Weatherford's book is a marvel - the best of more than half-a-dozen histories I have read on the subject. Writing about the Mongols has always been a complex task for two seemingly contradictory reasons. On the one hand, their widespread empire requires a scholar to dig through a variety of source material written by those conquered by the Mongols, which many find daunting; on the other hand, the Mongols themselves were illiterate and secretive, and so their own literature was almost nonexistent and, when found, difficult to understand. Given these odd circumstances, histories on the Mongols are usually hit-and-miss affairs. Scholars tend to be great at explaining some part of the Mongols, but fail to maintain that quality in other areas. Weatherford's extensive experience in Mongolia, researching Genghis Khan and his empire, makes up for what he loses by not going to the source material outside of English; his accomplishment is a narrative of the highest order.
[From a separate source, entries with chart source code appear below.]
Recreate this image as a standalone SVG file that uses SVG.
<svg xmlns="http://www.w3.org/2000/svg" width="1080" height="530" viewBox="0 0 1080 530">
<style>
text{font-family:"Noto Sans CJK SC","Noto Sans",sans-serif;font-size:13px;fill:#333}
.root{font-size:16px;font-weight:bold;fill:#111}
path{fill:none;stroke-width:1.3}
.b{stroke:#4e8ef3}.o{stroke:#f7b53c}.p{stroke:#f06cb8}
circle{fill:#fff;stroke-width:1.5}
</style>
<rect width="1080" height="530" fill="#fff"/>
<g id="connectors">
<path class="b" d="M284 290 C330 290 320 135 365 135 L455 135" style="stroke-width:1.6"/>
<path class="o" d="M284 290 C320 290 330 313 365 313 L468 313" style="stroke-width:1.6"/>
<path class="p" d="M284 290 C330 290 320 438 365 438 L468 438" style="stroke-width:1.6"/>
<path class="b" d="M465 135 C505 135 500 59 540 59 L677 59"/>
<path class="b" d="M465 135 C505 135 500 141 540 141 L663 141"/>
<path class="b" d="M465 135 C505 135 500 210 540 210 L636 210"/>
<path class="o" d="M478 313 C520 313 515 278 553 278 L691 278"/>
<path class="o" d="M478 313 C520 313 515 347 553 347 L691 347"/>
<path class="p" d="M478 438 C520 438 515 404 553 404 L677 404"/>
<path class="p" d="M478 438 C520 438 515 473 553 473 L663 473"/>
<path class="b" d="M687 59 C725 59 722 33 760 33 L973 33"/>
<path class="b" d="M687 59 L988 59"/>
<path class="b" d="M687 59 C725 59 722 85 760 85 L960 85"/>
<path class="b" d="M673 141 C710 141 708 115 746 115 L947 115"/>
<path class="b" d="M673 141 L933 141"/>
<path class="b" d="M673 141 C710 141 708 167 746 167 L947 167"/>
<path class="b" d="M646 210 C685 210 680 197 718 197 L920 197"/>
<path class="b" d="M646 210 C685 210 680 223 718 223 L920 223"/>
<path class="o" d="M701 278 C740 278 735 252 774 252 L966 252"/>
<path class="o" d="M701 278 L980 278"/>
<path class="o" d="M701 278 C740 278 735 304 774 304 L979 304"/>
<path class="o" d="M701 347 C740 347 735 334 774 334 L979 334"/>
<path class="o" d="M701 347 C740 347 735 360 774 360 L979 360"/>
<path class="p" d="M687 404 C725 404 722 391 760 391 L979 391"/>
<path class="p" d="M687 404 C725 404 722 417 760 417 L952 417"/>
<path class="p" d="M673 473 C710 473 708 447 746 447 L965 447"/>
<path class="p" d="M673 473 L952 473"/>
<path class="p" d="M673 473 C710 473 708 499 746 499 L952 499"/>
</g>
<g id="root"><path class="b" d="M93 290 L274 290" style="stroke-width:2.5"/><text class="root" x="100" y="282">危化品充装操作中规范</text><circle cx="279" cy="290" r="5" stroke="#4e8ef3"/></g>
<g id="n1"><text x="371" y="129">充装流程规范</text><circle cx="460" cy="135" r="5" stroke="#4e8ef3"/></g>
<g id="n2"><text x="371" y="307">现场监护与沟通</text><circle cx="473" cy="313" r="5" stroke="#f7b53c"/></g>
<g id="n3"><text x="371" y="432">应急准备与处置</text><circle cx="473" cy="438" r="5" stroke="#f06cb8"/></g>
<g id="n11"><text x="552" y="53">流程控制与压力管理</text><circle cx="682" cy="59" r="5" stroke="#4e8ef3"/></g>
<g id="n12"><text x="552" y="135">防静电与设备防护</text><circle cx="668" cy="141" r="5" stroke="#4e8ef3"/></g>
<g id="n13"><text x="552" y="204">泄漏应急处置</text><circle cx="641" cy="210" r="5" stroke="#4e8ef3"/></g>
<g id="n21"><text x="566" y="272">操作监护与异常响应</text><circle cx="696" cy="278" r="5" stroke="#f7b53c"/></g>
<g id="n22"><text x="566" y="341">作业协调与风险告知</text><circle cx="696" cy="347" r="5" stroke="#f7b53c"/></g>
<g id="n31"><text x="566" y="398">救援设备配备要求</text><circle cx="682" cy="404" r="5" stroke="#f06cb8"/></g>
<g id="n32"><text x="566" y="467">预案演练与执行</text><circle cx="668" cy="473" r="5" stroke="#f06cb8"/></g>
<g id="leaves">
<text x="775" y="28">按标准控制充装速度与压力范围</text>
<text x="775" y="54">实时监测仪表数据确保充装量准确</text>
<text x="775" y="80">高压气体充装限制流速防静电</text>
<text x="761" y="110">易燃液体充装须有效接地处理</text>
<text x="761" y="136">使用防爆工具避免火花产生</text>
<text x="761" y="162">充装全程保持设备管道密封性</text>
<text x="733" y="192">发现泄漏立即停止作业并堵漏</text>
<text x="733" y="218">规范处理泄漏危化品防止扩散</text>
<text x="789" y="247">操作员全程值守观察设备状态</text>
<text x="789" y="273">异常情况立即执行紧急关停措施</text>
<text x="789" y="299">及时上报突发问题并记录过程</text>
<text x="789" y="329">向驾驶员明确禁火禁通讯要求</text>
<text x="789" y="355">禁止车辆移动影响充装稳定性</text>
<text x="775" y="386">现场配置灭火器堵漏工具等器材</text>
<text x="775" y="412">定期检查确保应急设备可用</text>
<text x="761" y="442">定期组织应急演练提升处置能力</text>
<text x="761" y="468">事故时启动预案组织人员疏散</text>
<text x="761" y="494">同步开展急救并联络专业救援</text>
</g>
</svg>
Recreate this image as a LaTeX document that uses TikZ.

Rating:  Summary: If all history books were this fun I wouldn't have flunk... Review: Wow! This was a great read! It covers so much history and best of all gives context and brings life to characters, administration systems, battles and feuds like few other books (which focus on silly dates and show no meaning or the reasoning behind events). Plus, you'll be surprised how little you (probably) knew about a most visionary empire: innovations, postal systems, no taxes for doctors and teachers!, psychological warfare, international trade policies, blitzkrieg! (and you thought the Germans were smart)... I loved this book. When is the movie coming out???